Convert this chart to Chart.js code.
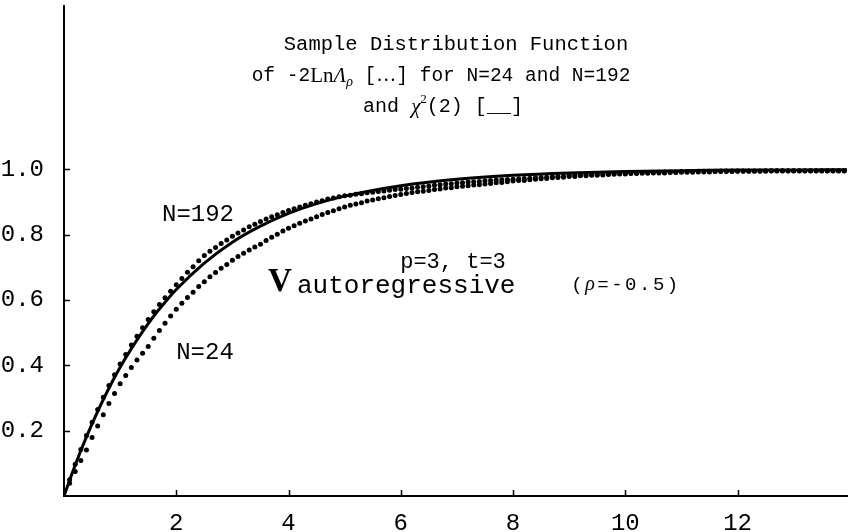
<!DOCTYPE html>
<html>
<head>
<meta charset="utf-8">
<script src="https://cdn.jsdelivr.net/npm/chart.js@4/dist/chart.umd.min.js"></script>
<style>
  html, body { margin: 0; padding: 0; background: #fff; }
</style>
</head>
<body>
<canvas id="cdfChart" width="851" height="532"></canvas>
<script>
const xTicks = [2, 4, 6, 8, 10, 12];
const yTicks = [0.2, 0.4, 0.6, 0.8, 1.0];

// chi-square(2) reference curve
const chiX = [0, 0.2, 0.4, 0.6, 0.8, 1, 1.2, 1.4, 1.6, 1.8, 2, 2.5, 3, 3.5, 4, 4.5, 5, 6, 7, 8, 9, 10, 11, 12, 13, 13.95];
const chiY = [0, .095, .181, .259, .330, .394, .451, .503, .551, .593, .632, .713, .777, .826, .865, .895, .918, .950, .970, .982, .989, .993, .996, .998, .998, .999];

// sample distribution functions (dotted)
const sampleX = [
  0.1, 0.2, 0.3, 0.4, 0.5, 0.6, 0.7, 0.8, 0.9, 1.0,
  1.1, 1.2, 1.3, 1.4, 1.5, 1.6, 1.7, 1.8, 1.9, 2.0,
  2.1, 2.2, 2.3, 2.4, 2.5, 2.6, 2.7, 2.8, 2.9, 3.0,
  3.1, 3.2, 3.3, 3.4, 3.5, 3.6, 3.7, 3.8, 3.9, 4.0,
  4.1, 4.2, 4.3, 4.4, 4.5, 4.6, 4.7, 4.8, 4.9, 5.0,
  5.1, 5.2, 5.3, 5.4, 5.5, 5.6, 5.7, 5.8, 5.9, 6.0,
  6.1, 6.2, 6.3, 6.4, 6.5, 6.6, 6.7, 6.8, 6.9, 7.0,
  7.1, 7.2, 7.3, 7.4, 7.5, 7.6, 7.7, 7.8, 7.9, 8.0,
  8.1, 8.2, 8.3, 8.4, 8.5, 8.6, 8.7, 8.8, 8.9, 9.0,
  9.1, 9.2, 9.3, 9.4, 9.5, 9.6, 9.7, 9.8, 9.9, 10.0,
  10.1, 10.2, 10.3, 10.4, 10.5, 10.6, 10.7, 10.8, 10.9, 11.0,
  11.1, 11.2, 11.3, 11.4, 11.5, 11.6, 11.7, 11.8, 11.9, 12.0,
  12.1, 12.2, 12.3, 12.4, 12.5, 12.6, 12.7, 12.8, 12.9, 13.0,
  13.1, 13.2, 13.3, 13.4, 13.5, 13.6, 13.7, 13.8, 13.9
];
const n192 = [
  .050, .097, .142, .185, .226, .265, .302, .338, .371, .404,
  .433, .462, .489, .515, .540, .564, .586, .607, .627, .647,
  .666, .685, .702, .720, .736, .749, .761, .773, .784, .795,
  .805, .814, .824, .832, .840, .848, .855, .861, .868, .874,
  .879, .885, .890, .895, .900, .904, .909, .912, .916, .919,
  .921, .924, .925, .928, .930, .932, .934, .936, .938, .939,
  .941, .943, .945, .947, .949, .951, .953, .955, .956, .958,
  .959, .961, .962, .963, .965, .966, .967, .968, .969, .970,
  .971, .972, .973, .974, .975, .976, .977, .978, .979, .981,
  .982, .983, .983, .984, .985, .986, .986, .987, .988, .988,
  .989, .989, .990, .990, .991, .991, .992, .992, .992, .993,
  .993, .993, .994, .994, .994, .994, .995, .995, .995, .995,
  .995, .995, .995, .995, .996, .996, .996, .996, .996, .996,
  .996, .996, .996, .996, .996, .996, .996, .996, .996
];
const n24 = [
  .039, .075, .109, .141, .179, .214, .249, .283, .314, .344,
  .369, .393, .416, .437, .458, .483, .507, .529, .551, .572,
  .590, .608, .624, .641, .656, .671, .684, .697, .709, .722,
  .733, .743, .753, .762, .771, .782, .792, .801, .811, .820,
  .827, .835, .842, .848, .855, .862, .868, .873, .879, .885,
  .890, .894, .898, .903, .906, .910, .913, .917, .920, .923,
  .926, .929, .931, .933, .935, .938, .940, .943, .944, .947,
  .948, .950, .952, .953, .955, .957, .959, .960, .962, .964,
  .966, .966, .968, .970, .971, .972, .974, .975, .976, .978,
  .978, .980, .980, .982, .982, .983, .984, .985, .986, .986,
  .987, .987, .988, .988, .989, .989, .989, .990, .990, .991,
  .991, .991, .992, .992, .992, .993, .993, .993, .993, .994,
  .994, .994, .994, .994, .994, .995, .995, .995, .995, .995,
  .995, .995, .995, .995, .995, .995, .995, .995, .995
];

const MONO = "'Liberation Mono', 'DejaVu Sans Mono', monospace";
const SERIF = "'Liberation Serif', 'DejaVu Serif', serif";

function toPoints(xs, ys) {
  return xs.map((x, i) => ({ x: x, y: ys[i] }));
}

// draw a row of text pieces [text, font, dy] centred on cx (or starting at cx)
function drawRich(ctx, parts, cx, cy, align) {
  let total = 0;
  parts.forEach(p => { ctx.font = p[1]; total += ctx.measureText(p[0]).width; });
  let x = align === "left" ? cx : cx - total / 2;
  parts.forEach(p => {
    ctx.font = p[1];
    ctx.fillText(p[0], x, cy + (p[2] || 0));
    x += ctx.measureText(p[0]).width;
  });
}

const annotations = {
  id: "annotations",
  afterDraw(chart) {
    const ctx = chart.ctx;
    const xs = chart.scales.x, ys = chart.scales.y;
    const area = chart.chartArea;
    ctx.save();
    // inward tick marks
    ctx.strokeStyle = "#000";
    ctx.lineWidth = 1.5;
    ctx.beginPath();
    xTicks.forEach(v => {
      const px = Math.round(xs.getPixelForValue(v)) + 0.5;
      ctx.moveTo(px, area.bottom);
      ctx.lineTo(px, area.bottom - 6);
    });
    yTicks.forEach(v => {
      const py = Math.round(ys.getPixelForValue(v)) + 0.5;
      ctx.moveTo(area.left, py);
      ctx.lineTo(area.left + 6, py);
    });
    ctx.stroke();

    ctx.fillStyle = "#000";
    ctx.textAlign = "left";
    ctx.textBaseline = "middle";
    drawRich(ctx, [["Sample Distribution Function", "20.5px " + MONO]], 456, 45);
    drawRich(ctx, [
      ["of -2", "19.5px " + MONO],
      ["Ln", "21px " + SERIF],
      ["\u039B", "italic 21px " + SERIF],
      ["\u03C1", "italic 14px " + SERIF, 6],
      [" [", "19.5px " + MONO],
      ["\u2026", "20px " + SERIF],
      ["] for N=24 and N=192", "19.5px " + MONO]
    ], 441, 76);
    drawRich(ctx, [
      ["and ", "20px " + MONO],
      ["\u03C7", "italic 21px " + SERIF],
      ["2", "13px " + SERIF, -7],
      ["(2) [__]", "20px " + MONO]
    ], 443, 107);

    drawRich(ctx, [["N=192", "24px " + MONO]], 198, 215);
    drawRich(ctx, [["N=24", "24px " + MONO]], 205, 353);
    drawRich(ctx, [["p=3, t=3", "22px " + MONO]], 453, 262);
    drawRich(ctx, [["V", "bold 33px " + SERIF]], 268, 282, "left");
    drawRich(ctx, [["autoregressive", "26px " + MONO]], 297, 286, "left");
    ctx.letterSpacing = "2.5px";
    drawRich(ctx, [
      ["(", "19px " + MONO],
      ["\u03C1", "italic 20px " + SERIF],
      ["=-0.5)", "19px " + MONO]
    ], 626, 285);
    ctx.letterSpacing = "0px";
    ctx.restore();
  }
};

const ctx = document.getElementById("cdfChart").getContext("2d");
const chart = new Chart(ctx, {
  type: "scatter",
  data: {
    datasets: [
      {
        type: "line",
        label: "chi2(2)",
        data: toPoints(chiX, chiY),
        borderColor: "#000",
        borderWidth: 3,
        pointRadius: 0,
        cubicInterpolationMode: "monotone",
        fill: false
      },
      {
        label: "N=192",
        data: toPoints(sampleX, n192),
        backgroundColor: "#000",
        borderWidth: 0,
        pointRadius: 2.5
      },
      {
        label: "N=24",
        data: toPoints(sampleX, n24),
        backgroundColor: "#000",
        borderWidth: 0,
        pointRadius: 2.5
      }
    ]
  },
  options: {
    responsive: false,
    animation: false,
    devicePixelRatio: 1,
    layout: { padding: { top: 6, right: 0, left: 0, bottom: 0 } },
    plugins: {
      legend: { display: false },
      tooltip: { enabled: false }
    },
    scales: {
      x: {
        type: "linear",
        min: 0,
        max: 13.95,
        grid: { display: false },
        border: { display: true, color: "#000", width: 2 },
        afterBuildTicks: s => { s.ticks = xTicks.map(v => ({ value: v })); },
        afterFit: s => { s.height = 36; s.paddingLeft = 0; s.paddingRight = 0; },
        ticks: {
          color: "#000",
          padding: 5,
          maxRotation: 0,
          font: { family: MONO, size: 24 },
          callback: v => String(v)
        }
      },
      y: {
        type: "linear",
        min: 0,
        max: 1.5,
        grid: { display: false },
        border: { display: true, color: "#000", width: 2 },
        afterBuildTicks: s => { s.ticks = yTicks.map(v => ({ value: v })); },
        afterFit: s => { s.width = 64; s.paddingTop = 0; s.paddingBottom = 0; },
        ticks: {
          color: "#000",
          padding: 12,
          font: { family: MONO, size: 24 },
          callback: v => v.toFixed(1)
        }
      }
    }
  },
  plugins: [annotations]
});
</script>
</body>
</html>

· · · · · · ·

Task to carry out
Everything from the first line of the listing above through the line that contains "const yTicks = [0.2, 0.4, 0.6, 0.8, 1.0];" is to be restated word for word, minus the pictures.

Result below
Convert this chart to Chart.js code.
<!DOCTYPE html>
<html>
<head>
<meta charset="utf-8">
<script src="https://cdn.jsdelivr.net/npm/chart.js@4/dist/chart.umd.min.js"></script>
<style>
  html, body { margin: 0; padding: 0; background: #fff; }
</style>
</head>
<body>
<canvas id="cdfChart" width="851" height="532"></canvas>
<script>
const xTicks = [2, 4, 6, 8, 10, 12];
const yTicks = [0.2, 0.4, 0.6, 0.8, 1.0];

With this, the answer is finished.